Aside from interpreting the scope of the legislation which grants particular employment rights, the Employment Tribunal (Constitution and Rules of Procedure) Regulations (the "2004 ET Rules") sets out the scope of the claims which Employment Tribunals are entitled to hear. Under the 2004 ET Rules (which have now been replaced - see below), a Tribunal shall only have jurisdiction to deal with proceedings in specific circumstances including where: (a) the respondent or one of the respondents resides or carries on business in England and Wales, or (b) had the remedy been by way of action in the county court, the cause of action would have arisen wholly or partly in England and Wales.
Hasan v Shell International Shipping Services
Mr. Hasan, a British National, was employed by Shell International Shipping Services (PTE) Ltd, a company registered in Spain ("Shell"), under a contract of employment that provided for English governing law. He normally resided in England and spent his leave in the UK. Shell contracted out aspects of Mr. Hasan's day to day management to a company registered in the Isle of Man and entered into a manning agreement with an English registered company. During his 23 year employment with Shell, 19 months of that period was spent on UK flagged vessels.

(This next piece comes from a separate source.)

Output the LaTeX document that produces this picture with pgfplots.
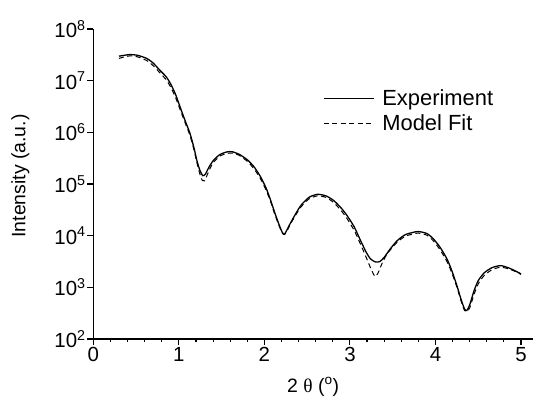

At the time of his dismissal, he was working on a Singapore flagged vessel. He was informed of his dismissal in writing sent from an address on the Isle of Man. Mr. Hasan brought claims for unfair dismissal, discrimination and breach of contract in respect of notice pay.
The Tribunal held that it did not have jurisdiction to hear the claims. Mr. Hasan appealed.
The EAT upheld the decision of the Tribunal that it did not have jurisdiction to hear Mr. Hasan's claims, on the following grounds:
- Discrimination: The Tribunal had correctly found that Mr. Hasan fell outside the scope of protection under the Equality Act as at no material time was he employed on a UK registered vessel with a registered port in Great Britain. Mr. Hasan argued that following Bleuse, the territorial limitations of the Equality Act ought to be relaxed to allow him an effective means of exercising his directly enforceable EU derived rights. The EAT rejected this argument as the acts complained of occurred outside the EU.
- Unfair dismissal: Although the Tribunal had held that Mr. Hasan would have satisfied the test in Lawson to enable him to bring a claim for unfair dismissal (see above), the 2004 ET Rules did not give the Tribunal jurisdiction to hear the claim. Mr. Hasan drew the EAT's attention to the case of Pervez v Macquarie Bank in which the EAT gave a generous interpretation to the 2004 ET Rules to enable the Tribunal to hear a case where the Lawson test was satisfied. In that case, it held that a Hong Kong company was "carrying on business in the UK" when it seconded an employee to work in another company of the group in London, so that a claim could be brought. However, the EAT considered that it could not adopt a strained construction to allow Mr. Hasan's claim to proceed given that he did not work at an establishment in the UK or aboard a UK registered vessel with a registered port, and worked wholly outside Great Britain and its adjacent waters.
- Breach of contract: The dismissal letter was written and sent from the Isle of Man therefore the cause of action did not arise wholly or partly in England and Wales pursuant to the ET Rules.
This is the second of two EAT decisions in which the EAT has found that the Bleuse principle on EU-derived rights does not extend to employees working outside the UK. The first decision was the Dhunna v Creditsights case (see our previous alert on this case here). However, the Supreme Court has previously indicated that the matter would need to be determined by the European Court, therefore, we may see further litigation on this point.
The decision in relation to the ET Rules is likely to be of largely historic interest. The 2004 ET Rules have now been replaced by the 2013 ET Rules, which provides for a new jurisdictional test. Under the 2013 ET Rules, a Tribunal in England and Wales has jurisdiction to deal with proceedings where:
- The respondent, or one of the respondents, resides or carries on business in England or Wales.
- One or more of the acts or omissions complained of took place in England or Wales.
- The claim relates to a contract under which the work is or has been performed partly in England or Wales.
- The connection with Great Britain by virtue of which the claimant is entitled to present the claim is at least partly a connection with England or Wales.
The new test was intended to resolve the difficulties highlighted by Pervez so that the Tribunal clearly has jurisdiction to hear a claim whenever an employee is within the territorial grasp of the substantive legislation (i.e. where the Lawson test is satisfied).